Risk versus uncertainty

Risk: Combination of the likelihood of an occurrence of a hazardous event or exposure(s) and the severity of injury or ill health that can be caused by the event or exposure(s)

In his seminal work Risk, Uncertainty, and Profit, Frank Knight (1921) established the distinction between risk and uncertainty.
“ ... Uncertainty must be taken in a sense radically distinct from the familiar notion of Risk, from which it has never been properly separated. The term "risk," as loosely used in everyday speech and in economic discussion, really covers two things which, functionally at least, in their causal relations to the phenomena of economic organization, are categorically different. ... The essential fact is that "risk" means in some cases a quantity susceptible of measurement, while at other times it is something distinctly not of this character; and there are far-reaching and crucial differences in the bearings of the phenomenon depending on which of the two is really present and operating. ... It will appear that a measurable uncertainty, or "risk" proper, as we shall use the term, is so far different from an unmeasurable one that it is not in effect an uncertainty at all. We ... accordingly restrict the term "uncertainty" to cases of the non-quantitive type.: ”

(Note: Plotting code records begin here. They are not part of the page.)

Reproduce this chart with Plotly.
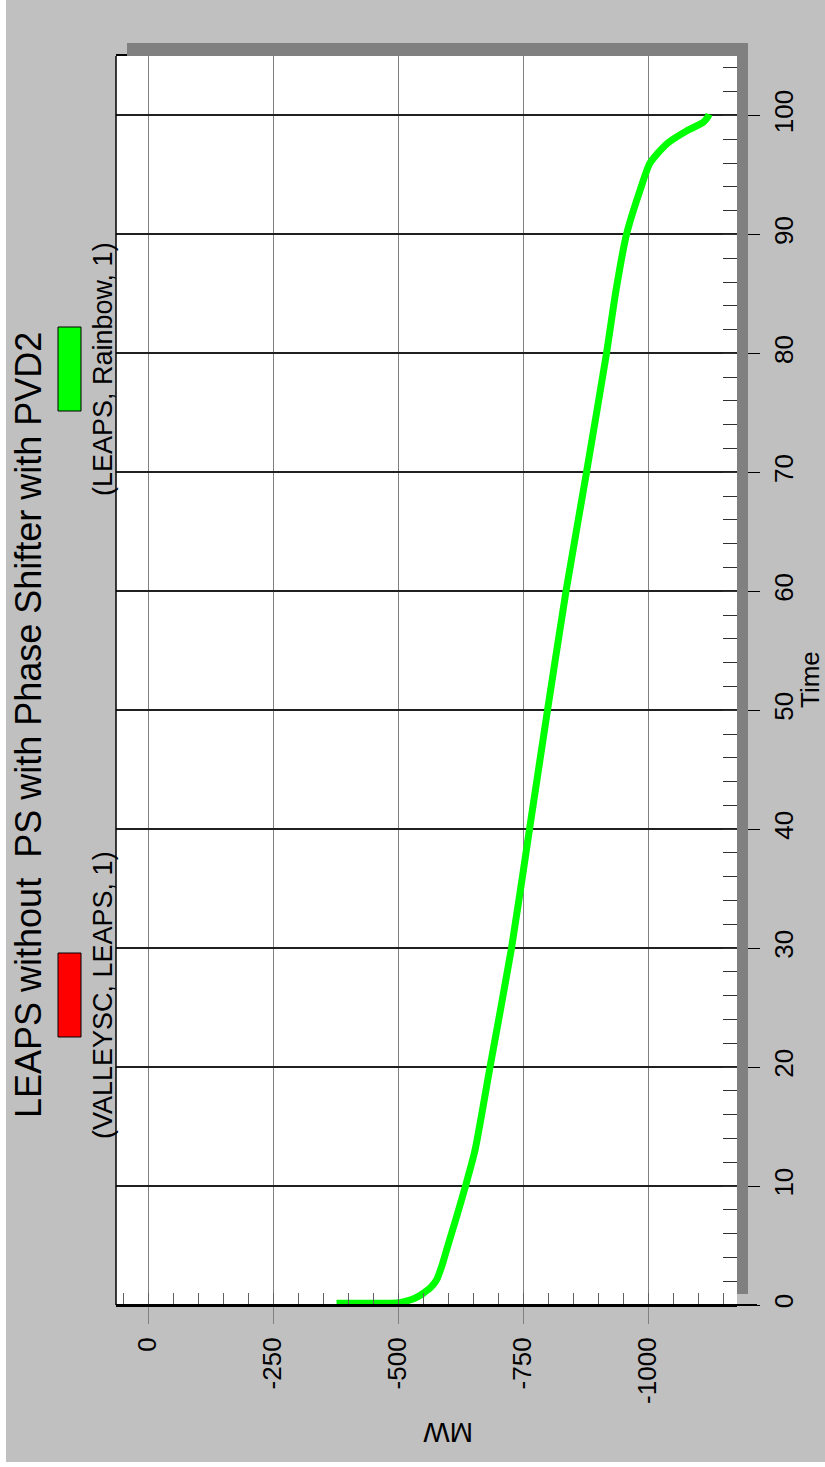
import plotly.graph_objects as go

# Curve (Time in seconds, MW flow)
TIME = [0.15, 0.15, 0.2, 0.42, 0.7, 1.0, 1.5, 2.1, 3.2, 4.6, 7.4, 10, 13, 20, 30, 40,
        50, 60, 70, 80, 85.3, 90, 93.7, 96, 97.6, 98.7, 99.4, 99.9, 100.1]
MW = [-377, -450, -503, -524, -540, -551, -566, -577, -587, -597, -617, -635, -654,
      -684, -727, -763, -799, -836, -877, -917, -936, -957, -984, -1004, -1037,
      -1077, -1110, -1120, -1122]

TITLE = "LEAPS without  PS with Phase Shifter with PVD2"
LEGEND_NAMES = ["(VALLEYSC, LEAPS, 1)", "(LEAPS, Rainbow, 1)"]
LEGEND_COLORS = ["#FF0000", "#00FF00"]
MW_TICKS = [0, -250, -500, -750, -1000]
TIME_TICKS = [0, 10, 20, 30, 40, 50, 60, 70, 80, 90, 100]

W, H = 825, 1467
L, R, T, B = 116, 737, 56, 1305  # plot area in pixels
FONT = "Liberation Sans, Arial, sans-serif"


def px(x):
    return (x - L) / (R - L)


def py(y):
    return (B - y) / (B - T)


def rect(x0, y0, x1, y1, color, line=None, layer="above"):
    return dict(type="rect", xref="paper", yref="paper",
                x0=px(x0), x1=px(x1), y0=py(y1), y1=py(y0),
                fillcolor=color, line=line or dict(width=0), layer=layer)


def label(text, x, y, size, angle=-90):
    return dict(text=text, x=px(x), y=py(y), xref="paper", yref="paper",
                xanchor="center", yanchor="middle", showarrow=False,
                textangle=angle, font=dict(size=size, color="black", family=FONT))


fig = go.Figure()
fig.add_trace(
    go.Scatter(
        x=MW,
        y=TIME,
        mode="lines",
        line=dict(color="#00FF00", width=7, shape="spline", smoothing=0.6),
        showlegend=False,
    )
)

shapes = [
    # white edges of the page
    rect(0, 0, 6, H, "white"),
    rect(0, 1462, W, H, "white"),
    # drop shadow (top and right strips)
    rect(127, 43, 748, 56, "#808080"),
    rect(737, 43, 748, 1294, "#808080"),
    # left border and bottom axis extension
    dict(type="line", xref="paper", yref="paper", x0=0, x1=0, y0=0, y1=1,
         line=dict(color="black", width=1.5)),
    dict(type="line", xref="paper", yref="paper", x0=0, x1=px(757), y0=0, y1=0,
         line=dict(color="black", width=2)),
]

annotations = [
    label(TITLE, 28, 725, 36),
    label("Time", 810, 680, 26),
    label("MW", 448, 1432, 28, angle=180),
]

# legend: coloured boxes with rotated labels
legend_centers = [995, 369]
for name, color, cy in zip(LEGEND_NAMES, LEGEND_COLORS, legend_centers):
    shapes.append(rect(58, cy - 42, 81, cy + 42, color, line=dict(color="black", width=1)))
    annotations.append(label(name, 103, cy, 27))

fig.update_layout(
    width=W,
    height=H,
    margin=dict(l=L, r=W - R, t=T, b=H - B),
    paper_bgcolor="#C0C0C0",
    plot_bgcolor="white",
    font=dict(family=FONT, color="black", size=26),
    showlegend=False,
    shapes=shapes,
    annotations=annotations,
    xaxis=dict(
        range=[64, -1178],
        tickvals=MW_TICKS,
        ticktext=[str(v) for v in MW_TICKS],
        tickangle=-90,
        ticks="outside",
        ticklen=17,
        tickcolor="#808080",
        ticklabelstandoff=3,
        showgrid=True,
        gridcolor="#808080",
        gridwidth=1,
        zeroline=False,
        showline=True,
        linecolor="black",
        linewidth=2,
        mirror=True,
        minor=dict(ticks="inside", dtick=50, tick0=0, ticklen=12, tickcolor="#606060", showgrid=False),
    ),
    yaxis=dict(
        range=[0, 105],
        side="right",
        tickvals=TIME_TICKS,
        tickangle=-90,
        ticks="outside",
        ticklen=22,
        tickcolor="black",
        ticklabelstandoff=2,
        showgrid=True,
        gridcolor="#202020",
        gridwidth=1.5,
        zeroline=False,
        showline=False,
        minor=dict(ticks="inside", dtick=2, tick0=0, ticklen=14, tickcolor="#303030", showgrid=False),
    ),
)

fig.write_html(
    "out.html",
    config={"displayModeBar": False},
    post_script="document.body.style.margin='0';",
)
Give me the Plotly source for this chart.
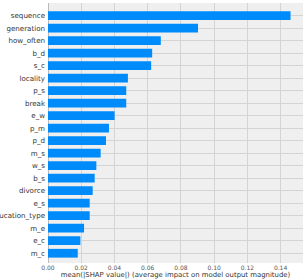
import plotly.graph_objects as go

features = ["sequence", "generation", "how_often", "b_d", "s_c", "locality", "p_s",
            "break", "e_w", "p_m", "p_d", "m_s", "w_s", "b_s", "divorce", "e_s",
            "education_type", "m_e", "e_c", "m_c"]
values = [0.146, 0.0903, 0.0679, 0.0627, 0.0621, 0.0481, 0.0471, 0.0471, 0.0401,
          0.0367, 0.0349, 0.0317, 0.0291, 0.0281, 0.0269, 0.0251, 0.0251, 0.0217,
          0.0195, 0.0179]
x_ticks = [0.00, 0.02, 0.04, 0.06, 0.08, 0.10, 0.12, 0.14]
x_tick_labels = ["0.00", "0.02", "0.04", "0.06", "0.08", "0.10", "0.12", "0.14"]

n = len(features)
ypos = list(range(n - 1, -1, -1))

fig = go.Figure(go.Bar(
    x=values, y=ypos, orientation="h",
    marker=dict(color="#008bfb", line=dict(width=0)),
    width=0.7,
))
fig.update_layout(
    width=306, height=280,
    margin=dict(l=48, r=3, t=3, b=17),
    plot_bgcolor="#efefef", paper_bgcolor="white",
    font=dict(family="DejaVu Sans", color="#333333"),
    showlegend=False,
    bargap=0.3,
)
fig.update_xaxes(
    range=[0, 0.1535], tickvals=x_ticks, ticktext=x_tick_labels,
    showgrid=True, gridcolor="#d4d4d4", gridwidth=1,
    zeroline=True, zerolinecolor="#bbbbbb", zerolinewidth=1,
    tickfont=dict(size=6, color="#555555"), ticks="", ticklen=0,
    title=dict(text="mean(|SHAP value|) (average impact on model output magnitude)",
               font=dict(size=6.9, color="#333333"), standoff=1),
    showline=False, automargin=False,
)
fig.update_yaxes(
    range=[-0.78, n], tickvals=ypos, ticktext=features,
    showgrid=True, gridcolor="#d4d4d4", gridwidth=1,
    tickfont=dict(size=7.1, color="#333333"), ticks="", ticklabelstandoff=2,
    zeroline=False, showline=False, automargin=False,
)
fig.write_html("out.html")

Thus, Knightian uncertainty is immeasurable, not possible to calculate, while in the Knightian sense risk is measurable.

Another distinction between risk and uncertainty is proposed in How to Measure Anything: Finding the Value of Intangibles in Business and The Failure of Risk Management: Why It's Broken and How to Fix It by Doug Hubbard:

Uncertainty: The lack of complete certainty, that is, the existence of more than one possibility. The "true" outcome/state/result/value is not known.

Measurement of uncertainty: A set of probabilities assigned to a set of possibilities. Example: "There is a 60% chance this market will double in five years"

Risk: A state of uncertainty where some of the possibilities involve a loss, catastrophe, or other undesirable outcome.

Measurement of risk: A set of possibilities each with quantified probabilities and quantified losses. Example: "There is a 40% chance the proposed oil well will be dry with a loss of $12 million in exploratory drilling costs".

In this sense, Hubbard uses the terms so that one may have uncertainty without risk but not risk without uncertainty. We can be uncertain about the winner of a contest, but unless we have some personal stake in it, we have no risk. If we bet money on the outcome of the contest, then we have a risk. In both cases there are more than one outcome. The measure of uncertainty refers only to the probabilities assigned to outcomes, while the measure of risk requires both probabilities for outcomes and losses quantified for outcomes.